Belanja Negara Capai Rp3.350 T, APBN 2024 Defisit Rp507,8 T
Pendapatan negara Januari-Desember 2024 naik 2,1 persen.
Fortune Recap
- Defisit lebih rendah dari proyeksi sebelumnya, belanja negara naik 7,3% year-on-year.
- Pendapatan negara Januari-Desember 2024 naik 2,1%, penerimaan pajak di bawah target.
Jakarta, FORTUNE - Menteri Keuangan, Sri Mulyani Indrawati, menyatakan Anggaran Pendapatan dan Belanja Negara (APBN) 2024 mengalami defisit Rp507,8 triliun atau setara 2,29 persen dari produk domestik bruto (PDB). Capaian ini terbukti lebih baik dari proyeksi yang pemerintah buat.
“Defisit sebesar Rp507,8 triliun ini sangat impresif karena lebih rendah dari proyeksi laporan semester (lapsem) yang sempat diperkirakan memburuk, selisihnya lebih dari Rp100 triliun. Bahkan, defisit ini juga lebih kecil dibandingkan target awal APBN 2024 sebesar Rp522,8 triliun,” kata Sri Mulyani dalam konferensi pers APBN Kita yang disiarkan secara virtual pada Senin (6/1).
Defisit APBN terjadi karena belanja negara mengalami peningkatan 7,3 persen year-on-year (yoy) mencapai Rp3.350,3 triliun atau 100,8 persen dari target. Defisit ini ditutup melalui pembiayaan anggaran Rp553,2 triliun, dengan keseimbangan primer mengalami defisit Rp19,4 triliun.
Sri Mulyani mengatakan pendapatan negara sepanjang Januari hingga Desember 2024 mencapai Rp2.842,5 triliun, naik 2,1 persen dibandingkan dengan tahun sebelumnya.
Meski begitu, penerimaan pajak masih menghadapi tekanan sehingga hanya mencapai Rp1.932,4 triliun, sedikit di bawah target Rp1.988,9 triliun. Kendati demikian, angka ini masih menunjukkan pertumbuhan 3,5 persen dibandingkan dengan penerimaan pajak pada 2023 yang mencapai Rp1.867,9 triliun.

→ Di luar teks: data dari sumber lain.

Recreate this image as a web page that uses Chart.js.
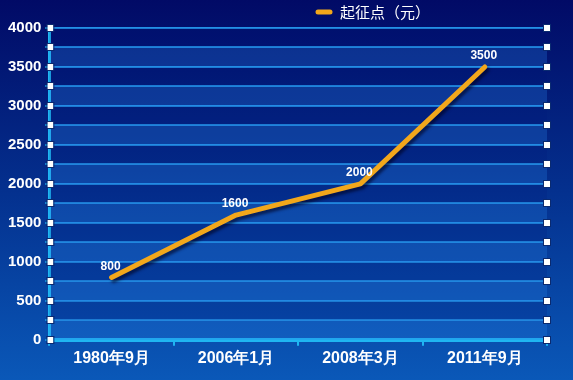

“Walaupun penerimaan pajak menghadapi tekanan, capaian ini tetap perlu disyukuri. Kemenkeu mampu memulihkan sumber penerimaan setelah tantangan di semester pertama,” ujarnya.
Faktor pendukung defisit yang lebih terkendali
Pemerintah awalnya memperkirakan defisit APBN 2024 bisa mencapai 2,7 persen dari PDB karena kondisi perekonomian yang berat pada semester pertama 2024. Beberapa faktor seperti dampak El Niño terhadap harga pangan, tingginya harga minyak, serta perlambatan ekonomi di Tiongkok sempat menjadi tantangan besar bagi prospek ekonomi Indonesia.
Namun, sejumlah perbaikan terjadi pada semester kedua, termasuk penurunan harga minyak, peningkatan harga komoditas seperti batu bara dan CPO, serta stimulus fiskal dan moneter dari Tiongkok. Hal ini membuat defisit APBN dapat kembali sesuai dengan desain awal 2,29 persen terhadap PDB.
Sri Mulyani juga menjelaskan bahwa lonjakan belanja negara, terutama pada semester pertama, disebabkan oleh tambahan pengeluaran untuk melindungi masyarakat dari tekanan ekonomi.
“Meskipun menghadapi tekanan bertubi-tubi, penerimaan pajak masih tumbuh 3,5 persen. Ini adalah capaian yang patut kita syukuri, dan kami akan terus menjaga tren positif ini,” katanya.